Which Courts Deal With Civil Claims

Civil claims concern any dispute going before a court or a tribunal other than crime, matrimonial, family and employment disputes. These commonly arise where someone accuses someone else of acting unlawfully rather than illegally. There are two main civil courts in England and Wales, the County Court and High Court. The vast bulk of civil disputes proceed through the County Court, the High Court only dealing with ?? (gap) or high value claims.

The County Court is divided into three parts known as tracks. Normally for claims up to £10,000 in value where there is no particular complexity the case will be dealt with in the small claims track. This involves simpler procedure leading to a one or two hour hearing before a District Judge who makes his or her decision and any orders on the day. Claims worth between £10,000 and £25,000 normally proceed in the fastrak where a timetable is set for relevant documents to be disclosed, statements to be exchanged, any experts to provide their reports and then a final hearing of up to a day. Claims which are more complex, of higher value or likely to require significantly more than one day are normally dealt with in the multi-track. This involves a similar procedure to the fastrak but the proceedings will tend to take twice as long.

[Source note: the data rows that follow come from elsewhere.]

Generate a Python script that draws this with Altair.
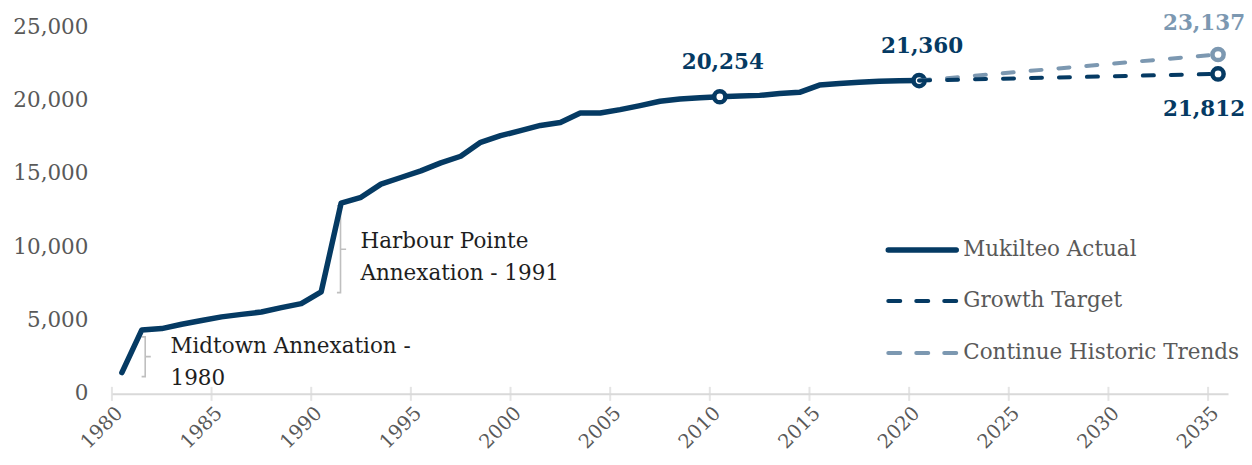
import altair as alt
import pandas as pd

NAVY = "#053A63"
LIGHT = "#7C98B1"
GRAY_TXT = "#595959"
AXIS_GRAY = "#D9D9D9"
FONT = "DejaVu Serif"
FS = 21.5

# ---- data ----
years = list(range(1980, 2021))
actual = [1450, 4360, 4450, 4750, 5000, 5250, 5420, 5580, 5880, 6150, 6950,
          13000, 13400, 14300, 14750, 15200, 15750, 16200, 17150, 17600, 17950,
          18300, 18500, 19150, 19150, 19380, 19650, 19950, 20100, 20180, 20254,
          20300, 20350, 20480, 20560, 21050, 21160, 21250, 21320, 21340, 21360]
proj_years = [2020, 2035]
growth_target = [21360, 21812]
historic_trend = [21360, 23137]
marker_years = [2010, 2020]
tick_years = list(range(1980, 2036, 5))
y_ticks = [0, 5000, 10000, 15000, 20000, 25000]
legend_names = ["Mukilteo Actual", "Growth Target", "Continue Historic Trends"]
legend_colors = [NAVY, NAVY, LIGHT]

# annotations (data coordinates)
annot_lines = ["Midtown Annexation -", "1980", "Harbour Pointe", "Annexation - 1991"]
annot_x = [1982.94, 1982.94, 1992.47, 1992.47]
annot_y = [3208, 981, 10361, 8202]
# brackets: x, bottom, mid, top
br_x = [1981.67, 1991.47]
br_bottom = [1178, 6900]
br_mid = [2541, 9857]
br_top = [3883, 12827]

# ---- tables ----
df_actual = pd.DataFrame({"year": years, "value": actual})
df_growth = pd.DataFrame({"year": proj_years, "value": growth_target})
df_trend = pd.DataFrame({"year": proj_years, "value": historic_trend})
df_marks_actual = df_actual[df_actual.year.isin(marker_years)]
df_ticks = pd.DataFrame({"xpos": tick_years, "value": [0] * len(tick_years)})
df_annot = pd.DataFrame({"xpos": annot_x, "value": annot_y, "text": annot_lines})

br_rows = []
for i, (bx, b0, bm, b1) in enumerate(zip(br_x, br_bottom, br_mid, br_top)):
    pts = [(bx - 0.18, b1), (bx, b1), (bx, bm), (bx + 0.28, bm), (bx, bm), (bx, b0), (bx - 0.18, b0)]
    for k, (px, py) in enumerate(pts):
        br_rows.append({"id": i, "seq": k, "xpos": px, "value": py})
df_br = pd.DataFrame(br_rows)

xscale = alt.Scale(domain=[1980, 2036], nice=False, zero=False)
yscale = alt.Scale(domain=[0, 25000], nice=False)
xaxis = alt.Axis(values=tick_years, labelExpr="toString(datum.value)", title=None)
yaxis = alt.Axis(values=y_ticks, title=None,
                 labelExpr="datum.value >= 1000 ? floor(datum.value / 1000) + ',' + "
                           "substring(toString(1000 + datum.value % 1000), 1) : toString(datum.value)")


def X():
    return alt.X("xpos:Q", scale=xscale, axis=xaxis)


def Y():
    return alt.Y("value:Q", scale=yscale, axis=yaxis)


def shifted(df):
    return alt.Chart(df).transform_calculate(xpos="datum.year + 0.5")


tick_layer = alt.Chart(df_ticks).mark_tick(orient="vertical", size=14, thickness=2,
                                           color=AXIS_GRAY).encode(x=X(), y=Y())

actual_line = shifted(df_actual).mark_line(color=NAVY, strokeWidth=5.5, strokeCap="round",
                                           strokeJoin="round").encode(x=X(), y=Y())
pt_kw = dict(shape="circle", size=125, filled=True, fill="white", strokeWidth=4.5, opacity=1)
actual_marks = shifted(df_marks_actual).mark_point(stroke=NAVY, **pt_kw).encode(x=X(), y=Y())
trend_line = shifted(df_trend).mark_line(color=LIGHT, strokeWidth=4, strokeDash=[11, 17],
                                         strokeCap="round").encode(x=X(), y=Y())
growth_line = shifted(df_growth).mark_line(color=NAVY, strokeWidth=4, strokeDash=[11, 17],
                                           strokeCap="round").encode(x=X(), y=Y())
trend_mark = shifted(df_trend[df_trend.year == 2035]).mark_point(stroke=LIGHT, **pt_kw).encode(
    x=X(), y=Y())
growth_mark = shifted(df_growth[df_growth.year == 2035]).mark_point(stroke=NAVY, **pt_kw).encode(
    x=X(), y=Y())

# value labels
label_specs = [
    (df_actual[df_actual.year.isin([2010, 2020])], NAVY, 3, -34),
    (df_trend[df_trend.year == 2035], LIGHT, -14, -31),
    (df_growth[df_growth.year == 2035], NAVY, -14, 36),
]
label_layers = []
for d, col, dx, dy in label_specs:
    label_layers.append(
        shifted(d).transform_calculate(lbl="format(datum.value, ',')").mark_text(
            font=FONT, fontSize=FS, fontWeight="bold", color=col, dx=dx, dy=dy,
            align="center", baseline="middle").encode(x=X(), y=Y(), text="lbl:N"))

annot_layer = alt.Chart(df_annot).mark_text(font=FONT, fontSize=FS, color="#1E1E1E",
                                            align="left", baseline="middle").encode(
    x=X(), y=Y(), text="text:N")
bracket_layer = alt.Chart(df_br).mark_line(color="#BFBFBF", strokeWidth=1.6).encode(
    x=X(), y=Y(), detail="id:N", order="seq:Q")

# legend (drawn as marks, one row per series)
legend_layers = []
leg_rows_y = [223, 274, 326]
leg_dash = [[1, 0], [12, 16], [12, 16]]
leg_width = [5.5, 4, 4]
for name, col, ly, dash, sw in zip(legend_names, legend_colors, leg_rows_y, leg_dash, leg_width):
    d = pd.DataFrame({"name": [name]})
    legend_layers.append(alt.Chart(d).mark_rule(strokeCap="round", color=col, strokeDash=dash,
                                                strokeWidth=sw).encode(
        x=alt.value(777), x2=alt.value(845), y=alt.value(ly)))
    legend_layers.append(alt.Chart(d).mark_text(font=FONT, fontSize=FS, color=GRAY_TXT,
                                                align="left", baseline="middle").encode(
        x=alt.value(852), y=alt.value(ly), text="name:N"))

chart = alt.layer(tick_layer, bracket_layer, annot_layer, actual_line, actual_marks,
                  trend_line, growth_line, trend_mark, growth_mark, *label_layers,
                  *legend_layers).properties(
    width=1117, height=367,
    autosize=alt.AutoSizeParams(type="none"),
    padding={"left": 104, "top": 19, "right": 16, "bottom": 59},
    background="white",
).configure_view(stroke=None).configure_axisX(
    grid=False, ticks=False, tickSize=0, domainColor=AXIS_GRAY, domainWidth=2,
    labelAngle=-45, labelAlign="right", labelBaseline="middle", labelPadding=16,
    labelOffset=7, labelColor=GRAY_TXT, labelFont=FONT, labelFontSize=19.5,
).configure_axisY(
    grid=False, ticks=False, tickSize=0, domain=False, labelPadding=24,
    labelColor=GRAY_TXT, labelFont=FONT, labelFontSize=FS,
)

chart.save("out.html", embed_options={"renderer": "svg", "actions": False})
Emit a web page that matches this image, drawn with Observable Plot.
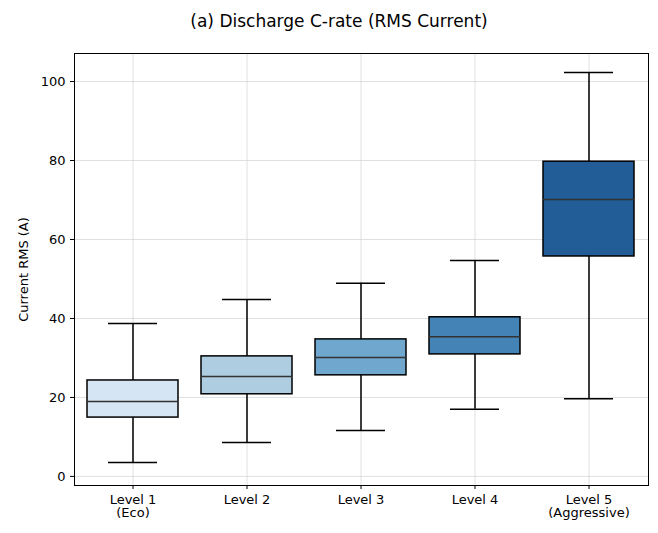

Often these cases are heard at the end by a Circuit Judge rather than a District Judge. Once a defence has been filed the court will decide which track is appropriate and will set deadlines accordingly.

In practice the County Court deals with almost all personal injury claims, neighbour and boundary disputes, mortgage and tenancy repossessions, building disputes, nuisance and consumer matters and bankruptcy.

Cases concerning Wills and Estates, trademark and copyright, commercial contracts, defamation and libel, judicial review as well as particularly high value and complex matters are generally dealt with in the High Court.

The way that the courts operate is primarily governed by the Civil Procedure Rules which are updated each year. There are also practice directions and specific guides for certain courts all of which are generally available on the internet.